In a spirited commentary, Mr. Edwards lays out his case: "My trenchant criticism of Fed Chairmen Greenspan and Bernanke's tenures at the Fed has been as lengthy as it has been voluble. The UK Bank of England governor Sir Mervyn King has presided over similarly ruinous policies to those in the US. Their bankrupt-(ing) policies can be summed up in one paragraph written in a Global Strategy Weekly back in December 2002:
'The nature of the Fed's role as guardian of the punchbowl has altered. It is 2am. The party has wound down. The guests are sloshed and want to get home. Yet in one of those Nightmare on Elm Street moments, Big Al has bolted the door and is now dunking the struggling guests' heads into the punchbowl.'
Indeed, for any one following Mr. Edwards commentaries, knows that he has always laid the blame squarely on the excessively loose monetary policy, both in the US and the UK that was primarily responsible for the 'Great Recession', not the over-exuberant actions of lenders and borrowers.
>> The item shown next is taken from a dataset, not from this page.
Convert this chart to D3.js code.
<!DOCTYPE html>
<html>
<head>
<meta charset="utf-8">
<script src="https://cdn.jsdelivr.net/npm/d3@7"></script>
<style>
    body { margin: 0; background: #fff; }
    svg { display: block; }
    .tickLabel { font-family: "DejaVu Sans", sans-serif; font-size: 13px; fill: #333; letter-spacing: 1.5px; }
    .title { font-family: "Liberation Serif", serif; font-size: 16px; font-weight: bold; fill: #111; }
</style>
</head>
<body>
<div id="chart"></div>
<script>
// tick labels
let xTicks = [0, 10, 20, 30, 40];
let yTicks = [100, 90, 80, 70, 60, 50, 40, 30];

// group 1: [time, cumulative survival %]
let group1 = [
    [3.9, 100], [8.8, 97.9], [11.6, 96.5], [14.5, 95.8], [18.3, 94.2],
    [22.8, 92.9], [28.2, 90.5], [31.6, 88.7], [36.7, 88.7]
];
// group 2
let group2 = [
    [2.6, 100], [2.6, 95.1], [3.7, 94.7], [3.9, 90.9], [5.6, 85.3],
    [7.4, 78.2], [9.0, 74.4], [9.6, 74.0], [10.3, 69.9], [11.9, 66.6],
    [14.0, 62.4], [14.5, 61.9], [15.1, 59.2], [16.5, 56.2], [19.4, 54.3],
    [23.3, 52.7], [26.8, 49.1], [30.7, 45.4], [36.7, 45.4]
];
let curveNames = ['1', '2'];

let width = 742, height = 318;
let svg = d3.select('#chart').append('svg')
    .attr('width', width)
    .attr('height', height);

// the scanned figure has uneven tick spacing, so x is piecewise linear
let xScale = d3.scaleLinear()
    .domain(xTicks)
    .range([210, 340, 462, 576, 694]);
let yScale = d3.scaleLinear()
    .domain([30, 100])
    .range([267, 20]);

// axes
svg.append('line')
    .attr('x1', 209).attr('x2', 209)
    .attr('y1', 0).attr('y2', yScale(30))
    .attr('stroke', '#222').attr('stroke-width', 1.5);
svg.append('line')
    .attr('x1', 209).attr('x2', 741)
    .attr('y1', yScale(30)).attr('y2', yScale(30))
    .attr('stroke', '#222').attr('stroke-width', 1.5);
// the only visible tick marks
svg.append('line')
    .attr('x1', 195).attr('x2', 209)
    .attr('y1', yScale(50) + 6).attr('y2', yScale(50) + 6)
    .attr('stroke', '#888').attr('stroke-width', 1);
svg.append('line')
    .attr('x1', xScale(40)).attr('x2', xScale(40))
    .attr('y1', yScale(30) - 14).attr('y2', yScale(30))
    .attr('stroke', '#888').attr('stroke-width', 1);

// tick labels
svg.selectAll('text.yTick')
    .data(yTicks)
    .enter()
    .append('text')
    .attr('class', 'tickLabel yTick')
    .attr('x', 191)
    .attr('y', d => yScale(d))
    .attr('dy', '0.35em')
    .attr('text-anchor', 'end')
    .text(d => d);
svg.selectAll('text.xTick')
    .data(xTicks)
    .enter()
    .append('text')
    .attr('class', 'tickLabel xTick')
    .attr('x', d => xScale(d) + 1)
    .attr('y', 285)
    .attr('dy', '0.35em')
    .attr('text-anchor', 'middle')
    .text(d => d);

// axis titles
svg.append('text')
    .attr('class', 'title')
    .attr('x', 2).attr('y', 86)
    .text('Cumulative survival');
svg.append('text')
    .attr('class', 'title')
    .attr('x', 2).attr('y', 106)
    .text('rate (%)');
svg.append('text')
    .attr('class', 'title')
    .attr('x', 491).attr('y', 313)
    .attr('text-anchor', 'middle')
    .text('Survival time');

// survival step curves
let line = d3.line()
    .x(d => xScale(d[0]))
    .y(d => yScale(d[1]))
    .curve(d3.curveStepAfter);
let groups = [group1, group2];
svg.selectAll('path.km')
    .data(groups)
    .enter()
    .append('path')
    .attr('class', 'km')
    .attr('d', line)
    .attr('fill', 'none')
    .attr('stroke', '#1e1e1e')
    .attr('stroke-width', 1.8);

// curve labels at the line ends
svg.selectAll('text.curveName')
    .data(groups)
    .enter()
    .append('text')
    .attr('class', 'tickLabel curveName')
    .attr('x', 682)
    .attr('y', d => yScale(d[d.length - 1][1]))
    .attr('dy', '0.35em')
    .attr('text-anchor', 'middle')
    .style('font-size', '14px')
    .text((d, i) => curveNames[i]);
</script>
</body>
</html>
Mr. Greenspan, the legendary American central banker became the Knight Commander of the British Empire in 2002, but his legacy has been tarnished as he has been widely criticised for loose monetary policies and has admitted that he missed the housing bubble crisis till it was too late. Time Magazine placed him third on the list of 25 people to blame for the financial crisis.
Sir Mervyn King, who did not make it to the list perhaps because it was mainly an American one, continues presides on one of the worst financial crises facing the U.K.
BLAMING BANKERS
But it's investment bankers that have faced the full fury of politicians, regulators and the average public. Bankers have been under pressure, after rewarding themselves with multi-million bonuses, even as they packaged dodgy assets to unsuspecting customers and continued to fight against greater regulatory oversight.
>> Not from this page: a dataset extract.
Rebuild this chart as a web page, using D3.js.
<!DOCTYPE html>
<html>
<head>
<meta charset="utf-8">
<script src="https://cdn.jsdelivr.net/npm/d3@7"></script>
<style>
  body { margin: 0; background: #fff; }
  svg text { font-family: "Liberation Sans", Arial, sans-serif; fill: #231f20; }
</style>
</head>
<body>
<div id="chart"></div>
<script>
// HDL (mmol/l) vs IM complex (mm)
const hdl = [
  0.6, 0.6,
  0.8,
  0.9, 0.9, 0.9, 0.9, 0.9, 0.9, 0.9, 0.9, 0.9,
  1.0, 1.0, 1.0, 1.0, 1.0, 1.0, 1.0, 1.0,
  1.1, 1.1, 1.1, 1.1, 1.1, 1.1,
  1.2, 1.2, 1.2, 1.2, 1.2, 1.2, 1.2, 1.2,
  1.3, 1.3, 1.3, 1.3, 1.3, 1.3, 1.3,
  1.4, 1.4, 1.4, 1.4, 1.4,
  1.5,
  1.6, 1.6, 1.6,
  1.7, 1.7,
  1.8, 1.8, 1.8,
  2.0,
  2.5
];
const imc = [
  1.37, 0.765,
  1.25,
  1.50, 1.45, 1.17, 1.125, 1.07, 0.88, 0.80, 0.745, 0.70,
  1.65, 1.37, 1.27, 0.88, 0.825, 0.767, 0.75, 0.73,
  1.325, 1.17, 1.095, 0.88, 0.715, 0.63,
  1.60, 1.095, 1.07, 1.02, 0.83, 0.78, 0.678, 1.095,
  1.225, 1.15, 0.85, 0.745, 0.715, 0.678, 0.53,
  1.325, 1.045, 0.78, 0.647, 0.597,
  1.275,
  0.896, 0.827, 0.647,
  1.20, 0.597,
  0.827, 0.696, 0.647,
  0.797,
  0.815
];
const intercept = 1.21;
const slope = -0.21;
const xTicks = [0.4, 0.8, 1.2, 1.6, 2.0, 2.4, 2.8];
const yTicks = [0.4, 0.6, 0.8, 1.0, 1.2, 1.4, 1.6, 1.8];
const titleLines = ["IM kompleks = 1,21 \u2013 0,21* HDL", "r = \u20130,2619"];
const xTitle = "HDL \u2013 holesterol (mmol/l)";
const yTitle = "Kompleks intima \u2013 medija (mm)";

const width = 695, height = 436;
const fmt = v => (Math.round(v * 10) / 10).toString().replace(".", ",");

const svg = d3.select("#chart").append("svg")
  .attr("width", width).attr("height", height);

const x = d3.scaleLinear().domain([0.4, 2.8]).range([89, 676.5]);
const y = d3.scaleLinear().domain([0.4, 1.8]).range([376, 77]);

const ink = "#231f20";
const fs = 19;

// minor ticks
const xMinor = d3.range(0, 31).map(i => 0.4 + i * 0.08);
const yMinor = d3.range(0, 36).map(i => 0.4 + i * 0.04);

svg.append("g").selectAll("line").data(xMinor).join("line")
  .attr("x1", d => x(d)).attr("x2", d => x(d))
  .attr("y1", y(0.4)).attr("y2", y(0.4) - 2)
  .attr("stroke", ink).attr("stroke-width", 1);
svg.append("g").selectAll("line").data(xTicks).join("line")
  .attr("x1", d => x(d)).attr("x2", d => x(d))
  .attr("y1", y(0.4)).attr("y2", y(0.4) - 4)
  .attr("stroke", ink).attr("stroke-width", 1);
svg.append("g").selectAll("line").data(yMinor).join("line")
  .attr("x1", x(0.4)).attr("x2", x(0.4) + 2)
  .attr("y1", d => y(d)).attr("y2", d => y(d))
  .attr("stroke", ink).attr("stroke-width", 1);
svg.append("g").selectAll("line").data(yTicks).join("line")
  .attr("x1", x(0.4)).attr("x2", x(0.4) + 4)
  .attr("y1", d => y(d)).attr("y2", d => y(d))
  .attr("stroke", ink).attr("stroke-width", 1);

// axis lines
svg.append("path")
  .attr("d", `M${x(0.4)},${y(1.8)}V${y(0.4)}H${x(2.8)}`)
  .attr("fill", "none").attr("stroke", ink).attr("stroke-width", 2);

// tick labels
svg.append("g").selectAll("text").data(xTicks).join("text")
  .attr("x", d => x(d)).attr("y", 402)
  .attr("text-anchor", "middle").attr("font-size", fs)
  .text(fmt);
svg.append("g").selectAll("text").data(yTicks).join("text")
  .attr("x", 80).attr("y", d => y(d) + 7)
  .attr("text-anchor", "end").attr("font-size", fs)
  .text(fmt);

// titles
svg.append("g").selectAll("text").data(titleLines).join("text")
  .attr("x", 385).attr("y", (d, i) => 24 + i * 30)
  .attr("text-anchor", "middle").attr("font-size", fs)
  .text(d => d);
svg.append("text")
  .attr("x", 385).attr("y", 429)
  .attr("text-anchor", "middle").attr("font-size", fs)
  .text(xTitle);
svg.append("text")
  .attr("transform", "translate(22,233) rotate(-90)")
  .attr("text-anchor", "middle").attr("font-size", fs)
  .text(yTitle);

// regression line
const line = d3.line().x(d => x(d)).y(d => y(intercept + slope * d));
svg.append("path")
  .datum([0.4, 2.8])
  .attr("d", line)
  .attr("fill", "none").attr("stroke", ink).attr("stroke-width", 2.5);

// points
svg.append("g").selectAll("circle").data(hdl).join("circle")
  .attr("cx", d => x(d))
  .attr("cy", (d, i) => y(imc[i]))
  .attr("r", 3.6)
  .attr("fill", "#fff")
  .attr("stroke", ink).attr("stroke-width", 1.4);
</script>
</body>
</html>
They have also been targetted by the Occupy Movement which considers them prime species of the 1% that's looting from the 99% - picking up the rewards while leaving the mess for the 99% to clean up.
But in this hunt for scapegoats, the regulators themselves have avoided much criticism, says Mr. Edwards.
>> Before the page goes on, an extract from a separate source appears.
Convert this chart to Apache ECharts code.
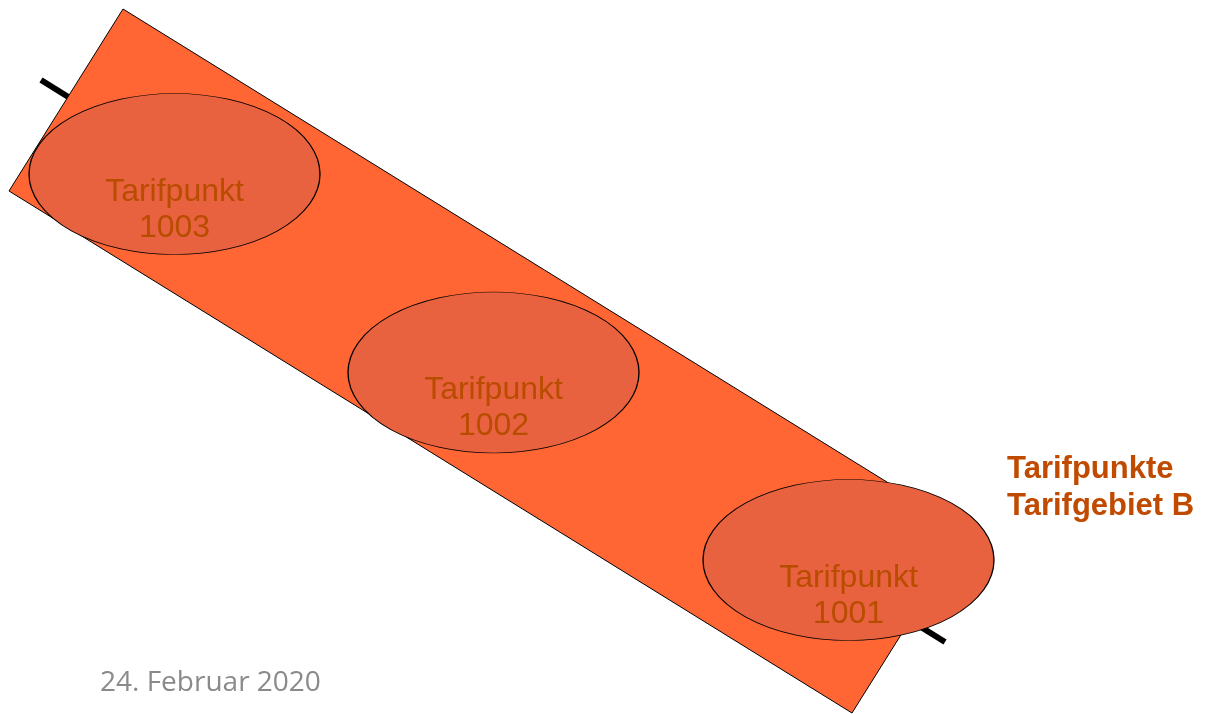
<!DOCTYPE html>
<html>
<head>
<meta charset="utf-8">
<script src="https://cdn.jsdelivr.net/npm/echarts@6/dist/echarts.min.js"></script>
<style>
html,body{margin:0;padding:0;background:#fff;}
#chart{width:1205px;height:714px;}
</style>
</head>
<body>
<div id="chart"></div>
<script>
// Diagram data (in a pixel-like value space 0..1205 x 0..714)
const zoneCorners = [[123, 9], [966, 531], [852, 713], [9, 191]];
const trackLine = [[41, 80], [945, 642]];
const pointNames = ['1003', '1002', '1001'];
const pointX = [174.5, 493.5, 848.5];
const pointY = [174, 372.5, 560];
const zoneLabel = 'Tarifpunkte\nTarifgebiet B';
const dateLabel = '24. Februar 2020';

const chart = echarts.init(document.getElementById('chart'));
const option = {
  backgroundColor: '#ffffff',
  animation: false,
  grid: {left: 0, right: 0, top: 0, bottom: 0},
  xAxis: {type: 'value', min: 0, max: 1205, show: false},
  yAxis: {type: 'value', min: 0, max: 714, inverse: true, show: false},
  series: [
    {
      type: 'line',
      z: 1,
      data: trackLine,
      symbol: 'none',
      lineStyle: {color: '#000', width: 6},
      silent: true
    },
    {
      type: 'custom',
      z: 2,
      data: [0],
      renderItem: function (params, api) {
        return {
          type: 'polygon',
          shape: {points: zoneCorners.map(p => api.coord(p))},
          style: {fill: '#FF6633', stroke: '#000', lineWidth: 1}
        };
      },
      silent: true
    },
    {
      type: 'scatter',
      z: 3,
      symbol: 'circle',
      symbolSize: [291, 161],
      data: pointNames.map((n, i) => ({name: n, value: [pointX[i], pointY[i]]})),
      itemStyle: {color: '#E8623F', borderColor: '#000', borderWidth: 1, opacity: 1},
      label: {
        show: true,
        position: 'inside',
        offset: [0, 36],
        formatter: p => 'Tarifpunkt\n' + p.name,
        fontFamily: 'Liberation Sans, Arial, sans-serif',
        fontSize: 32,
        lineHeight: 36,
        color: '#B84C00'
      },
      silent: true
    }
  ],
  graphic: [
    {
      type: 'text',
      left: 1007,
      top: 451,
      style: {
        text: zoneLabel,
        fontFamily: 'Liberation Sans, Arial, sans-serif',
        fontWeight: 'bold',
        fontSize: 31,
        lineHeight: 37,
        fill: '#C04B00'
      }
    },
    {
      type: 'text',
      left: 100,
      top: 669,
      style: {
        text: dateLabel,
        fontFamily: 'Open Sans, sans-serif',
        fontSize: 28,
        fill: '#8A8A8A'
      }
    }
  ]
};
chart.setOption(option);
</script>
</body>
</html>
"In the wake of the 2008/09 economic collapse, central bankers have been working very hard," says SocGen's Mr. Edwards. "Working hard, that is, to deflect blame away from themselves. Long before the credit bubble burst we had identified the former and current head of the US Federal Reserve as primarily responsible for the inevitable debacle."
Of course, there is an element of jealousy involved here - Mr Edwards represents the bankers who find themselves being painted - unfairly if you ask them -- as the prime culprits for the global financial crisis.
But the fact of the matter is that few people - central bankers or investment bankers - have gone to jail for a crisis that have seen the financial ruin of million of families, businesses and damaged the reputation of the stock markets and the global financial services system.
Sure, there have been instances of some in the financial services community jailed for insider trading, but few have been held accountable for the collapses of Lehman Brothers, AIG and now MF Global.
But the blame game continues, as Mr. Edwards notes: "Both Sir Alan Greenspan and Sir Mervyn King resolutely mounted stern defences, claiming that they were impotent in the face of global events -- including both saying, wholly disingenuously in my view, that their respective credit bubbles were the consequences of excess Asian savings which they could nothing about!"
But someone should tell Mr. Edwards that his banking colleagues are doing the same thing: shifting the blame to other parties.